Click Develop in the navigation bar on the left to show a dropdown menu, then click ML Kit on the left menu.
Choose Get started on the main screen.
Next, click Cloud API usage on the next screen.
Choose Enable on the Google Cloud Platform page.
The code to use the on-cloud APIs is basically the same as the on-device APIs. The main difference is that your image will be processed in the cloud, receiving more accurate predictions.
Now, implement the detectDeliciousFoodOnCloud()
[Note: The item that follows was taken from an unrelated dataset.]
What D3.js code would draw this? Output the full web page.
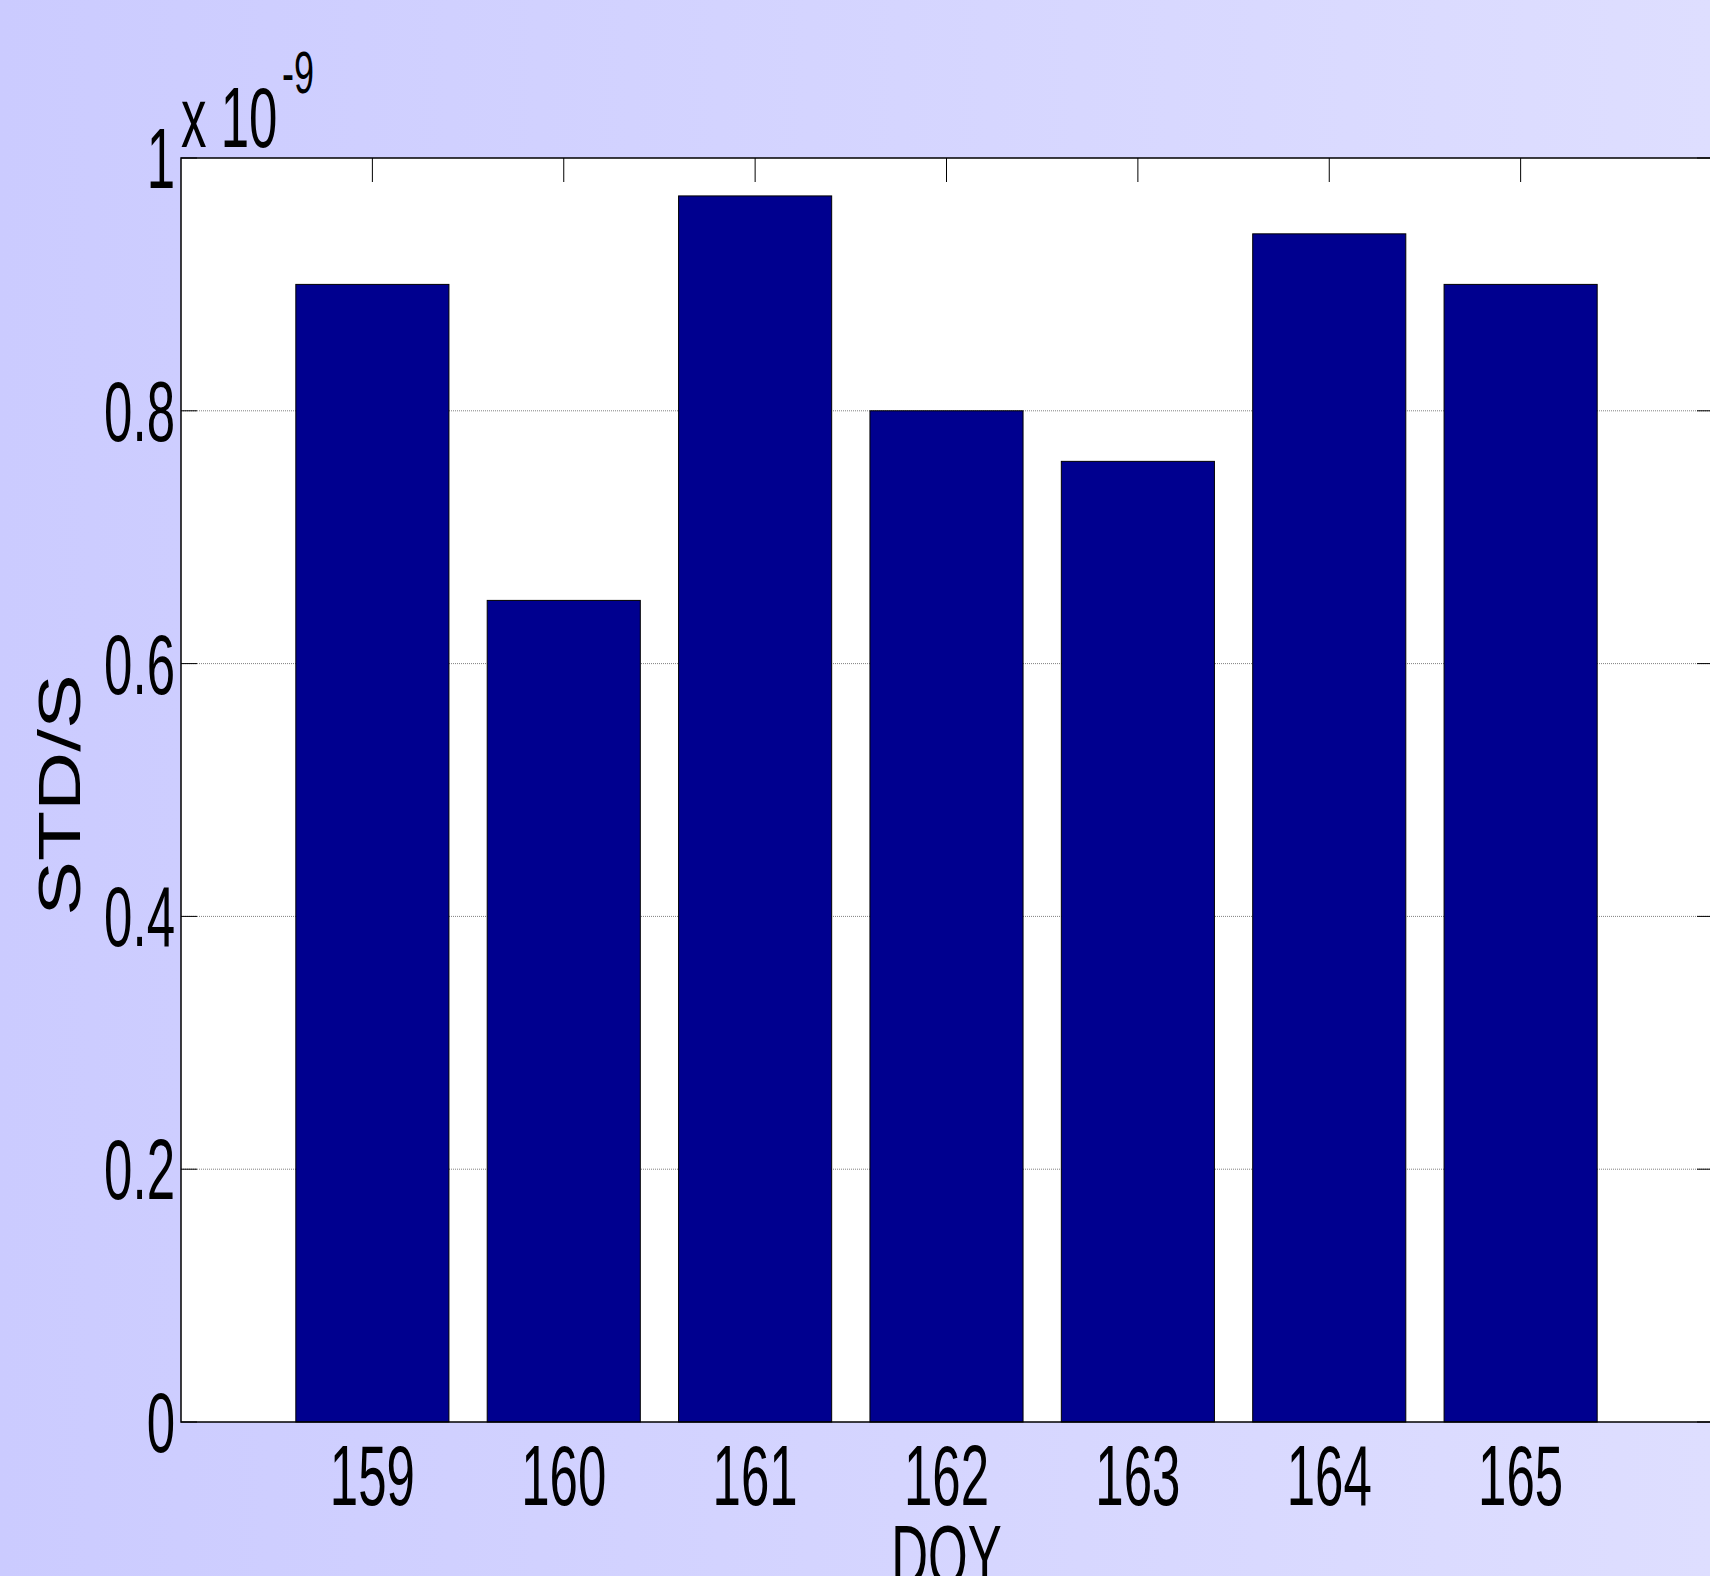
<!DOCTYPE html>
<meta charset="utf-8">
<style>
body { margin: 0; }
text { font-family: "Liberation Sans", Arial, sans-serif; fill: #000; }
</style>
<svg width="1710" height="1576"></svg>
<script src="https://d3js.org/d3.v7.min.js"></script>
<script>
// day of year and std/s values
var days = [159, 160, 161, 162, 163, 164, 165];
var values = [0.90e-9, 0.65e-9, 0.97e-9, 0.80e-9, 0.76e-9, 0.94e-9, 0.90e-9];
var yTicks = [0, 0.2e-9, 0.4e-9, 0.6e-9, 0.8e-9, 1e-9];
var yTickLabels = ["0", "0.2", "0.4", "0.6", "0.8", "1"];

var svg = d3.select("svg"),
    width = +svg.attr("width"),
    height = +svg.attr("height");

// plot box (right side runs just past the picture)
var pLeft = 181, pRight = 1712, pTop = 158, pBottom = 1422;
var k = 0.6; // text is squashed sideways in the original

var x = d3.scaleLinear().domain([158, 166]).range([pLeft, pRight]);
var y = d3.scaleLinear().domain([0, 1e-9]).range([pBottom, pTop]);

// background
var grad = svg.append("defs").append("linearGradient")
    .attr("id", "bg").attr("x1", 0).attr("x2", 1).attr("y1", 0).attr("y2", 0);
grad.append("stop").attr("offset", "0%").attr("stop-color", "#cbcbff");
grad.append("stop").attr("offset", "100%").attr("stop-color", "#dedeff");
svg.append("rect").attr("width", width).attr("height", height).attr("fill", "url(#bg)");

svg.append("rect")
    .attr("x", pLeft).attr("y", pTop)
    .attr("width", pRight - pLeft).attr("height", pBottom - pTop)
    .attr("fill", "#fff");

// grid
svg.append("g").selectAll("line")
  .data(yTicks.slice(1, -1))
  .enter().append("line")
    .attr("x1", pLeft).attr("x2", pRight)
    .attr("y1", function(d) { return y(d); })
    .attr("y2", function(d) { return y(d); })
    .attr("stroke", "#808080")
    .attr("stroke-dasharray", "1,1");

// bars
svg.append("g").selectAll("rect")
  .data(days)
  .enter().append("rect")
    .attr("x", function(d) { return x(d - 0.4); })
    .attr("width", function(d) { return x(d + 0.4) - x(d - 0.4); })
    .attr("y", function(d, i) { return y(values[i]); })
    .attr("height", function(d, i) { return y(0) - y(values[i]); })
    .attr("fill", "#00008f")
    .attr("stroke", "#000")
    .attr("stroke-width", 1);

// box
svg.append("rect")
    .attr("x", pLeft).attr("y", pTop)
    .attr("width", pRight - pLeft).attr("height", pBottom - pTop)
    .attr("fill", "none").attr("stroke", "#000").attr("stroke-width", 1.5);

// ticks
var ticks = svg.append("g").attr("stroke", "#000").attr("stroke-width", 1);
ticks.selectAll(".yl").data(yTicks).enter().append("line")
    .attr("x1", pLeft).attr("x2", pLeft + 16)
    .attr("y1", function(d) { return y(d); }).attr("y2", function(d) { return y(d); });
ticks.selectAll(".yr").data(yTicks).enter().append("line")
    .attr("x1", pRight).attr("x2", pRight - 15)
    .attr("y1", function(d) { return y(d); }).attr("y2", function(d) { return y(d); });
ticks.selectAll(".xt").data(days).enter().append("line")
    .attr("x1", function(d) { return x(d); }).attr("x2", function(d) { return x(d); })
    .attr("y1", pTop).attr("y2", pTop + 24);

// tick labels
svg.append("g").selectAll("g")
  .data(days)
  .enter().append("g")
    .attr("transform", function(d) { return "translate(" + x(d) + ",1505) scale(" + k + ",1)"; })
  .append("text")
    .attr("text-anchor", "middle")
    .attr("font-size", 85)
    .text(function(d) { return d; });

svg.append("g").selectAll("g")
  .data(yTicks)
  .enter().append("g")
    .attr("transform", function(d) { return "translate(175," + (y(d) + 30) + ") scale(" + k + ",1)"; })
  .append("text")
    .attr("text-anchor", "end")
    .attr("font-size", 85)
    .text(function(d, i) { return yTickLabels[i]; });

// exponent
svg.append("g").attr("transform", "translate(181,147) scale(" + k + ",1)")
  .append("text").attr("font-size", 85).text("x 10");
svg.append("g").attr("transform", "translate(282,93) scale(" + k + ",1)")
  .append("text").attr("font-size", 60).text("-9");

// axis titles
svg.append("g").attr("transform", "translate(" + ((pLeft + pRight) / 2) + ",1585) scale(" + k + ",1)")
  .append("text").attr("text-anchor", "middle").attr("font-size", 85).text("DOY");
svg.append("g").attr("transform", "translate(80,795) scale(0.715,1) rotate(-90)")
  .append("text").attr("text-anchor", "middle").attr("font-size", 82).text("STD/S");
</script>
method, replacing // TODO: provide an implementation
:
private fun detectDeliciousFoodOnCloud(bitmap: Bitmap) {
progressBar.visibility = View.VISIBLE
val image = FirebaseVisionImage.fromBitmap(bitmap)
val options = FirebaseVisionCloudDetectorOptions.Builder()
.setMaxResults(10)
.build()
val detector = FirebaseVision.getInstance()
//1
.getVisionCloudLabelDetector(options)
detector.detectInImage(image)
.addOnSuccessListener {
progressBar.visibility = View.INVISIBLE
if (hasDeliciousFood(it.map { it.label.toString() })) {
displayResultMessage(true)
} else {
displayResultMessage(false)
}
}
.addOnFailureListener {
progressBar.visibility = View.INVISIBLE
Toast.makeText(this.applicationContext, getString(R.string.error),
Toast.LENGTH_SHORT).show()
}
}
As you can see, the on-cloud code is pretty much the same as the on-device code. The only difference is that you are using FirebaseVisionCloudDetector instead of FirebaseVisionLabelDetector in the code block above at the point marked with comment //1
.
Also, since the number of results could be very high, you should set a limit using the setMaxResults() method. In your case, it’s been set to 10.
Finally, change the call detectDeliciousFoodOnDevice(bitmap) to detectDeliciousFoodOnCloud(bitmap) in your onActivityResult() method.
override fun onActivityResult(requestCode: Int, resultCode: Int, data: Intent?) {
if (resultCode == Activity.RESULT_OK) {
...
detectDeliciousFoodOnCloud(bitmap)
...
}
}
Build and run your app.
Sweet! Your image recognition is now occurring in the cloud.